This would be more difficult (ok maybe a pain) but would it make more sense to have a secondary CB? If they conquer say... Kiev and Constantinople a global event fires (Conquerer of the world or something). When that flag is set they have access to the secondary CB which allows attacking Christians. This way the AI could (theoretically) have it to, but there would be and intermediate step. Though I freely admit I have never tried to mess around with a CB and a global flag.
Though from a player perspective I would prefer to just run wild without the restriction.....
Player should get to do whatever they want with the Mongols, yes. It's a sandbox game still here, after all. Mainly, we want to make the sandbox players are in actually act like a sandbox and not a pathological house of horrors. That's what historical plausibility's really about: since it's a game with a historical setting, the historical part comes into play. But the key is the plausibility. So we want to guide the AI and tweak the crap out of everything generally such that, if things are left alone (or the player were to choose to role-play history by the book for some odd reason), the outcomes are actually believable (though hopefully still quite varied-- a history book is very believable but not a lot of fun with which to play).
That said, yeah, the best way, in practice, to guide the AI Mongols is quite a bit more detailed than simply disallowing attacking christians (or, apparently, it's just Catholics, which is Much Better though still IMNSHO something that eventually should go). Given time, I would craft the Tribal Invasion CB (or, in non-Mongol cases of similar AI-guiding, I might actually use a separate alternative CB altogether to keep the special-case logic from clogging up the vanilla CB) differently:
I'd first draft out what I believed to be a set of perfectly reasonable paths of conquest they may have taken
with that CB, should the right opportunities or conflicts have arisen to change history. I'd draw out the very farthest I could see them realistically conquering along all of those vectors without certain obvious factors limiting their ability to further scale without adaptation. That adaptation implies losing usage of their special conquest CB; that is, successful and stable integration and rule of their conquered realms implies that sustainable rapid conquest no longer applies (i.e., adopting a semi-universal legal system, a concept of claims to land, etc.). So we're really drawing the max conquest vectors out
for that particular CB, keep in mind. It's still plausible for the Mongols / whatever group we're balancing (e.g., Imperial Reconquest is a parallel) to expand in other, more traditional ways, ceteris paribus.

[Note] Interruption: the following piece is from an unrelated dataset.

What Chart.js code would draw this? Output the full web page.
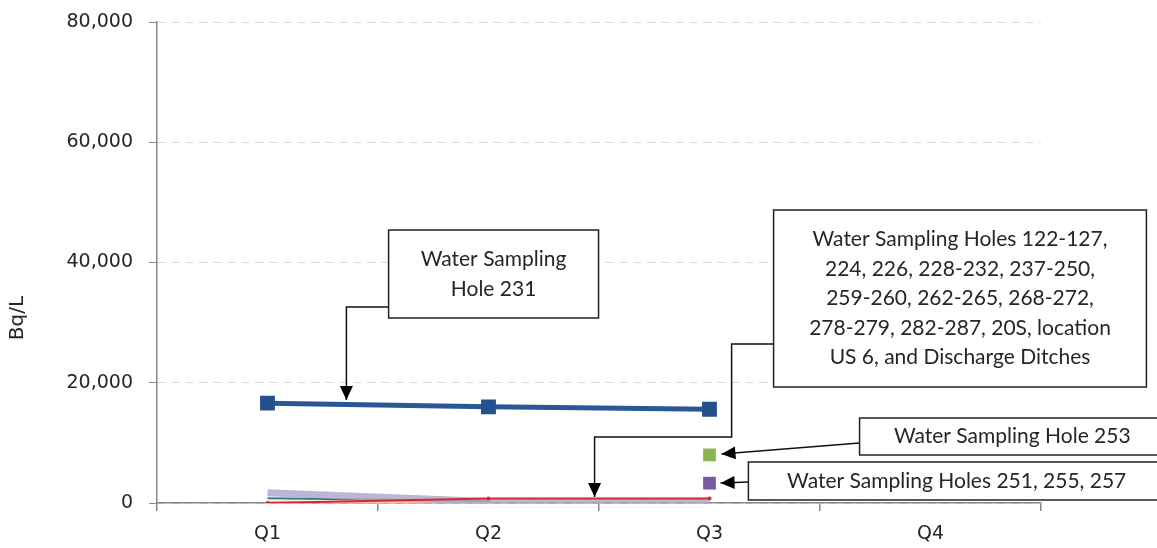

Then I'd figure out the most concise and flexible way to encode those tiered zones of conquest with the CB with logic based upon any number of factors. Meneth simply chose to make Catholics not an option. I wouldn't do that, as they should be (esp. if the catholic schism has been mended) and there's nothing fundamental about Catholicism that would prevent the Mongols from invading, so one has to be careful with building stopgaps out of correlations with territory. It's just a placeholder for a territory-based conquest-zone-tier qualification system, and I think in this case, it's entirely plausible (as in, 1-3% of the time they successfully invade at all, sure) for the Mongols to pose a threat to the HRE directly and completely conquer the Magyars. This would also be a lot more fun to potentially face rather than knowing they'll never get into Hungary because... well, Hungary follows the views of the Roman Catholic Church. It just requires work. And a lot of things do, so sometimes stopgaps, even really super rough ones, are appropriate.
Global flags might be a perfectly good way of building such a tiered conquest-zone qualification system. Only a few would be needed in this case. And, yes, they're common to use in CBs for stuff precisely like this.
Nevertheless, the change I'll add here at some point shortly is only going to disable the catholic check for the player, because the Mongols are behaving reasonably well currently (other than never proceeding into where they historically did-- epicly so, and fell apart thereafter-- and stopping just short of it due to the current logic), and thus, it's not a very high priority. However, it IS a high-priority to not impose such weird restrictions that are only based upon happenstance and not the actual factors which limited their conquest upon the player. The player can damn well decide to skip Russia and bee-line straight into Hungary, Austria, and straight to Franconia if they can somehow pull it off and not lose everything shortly thereafter.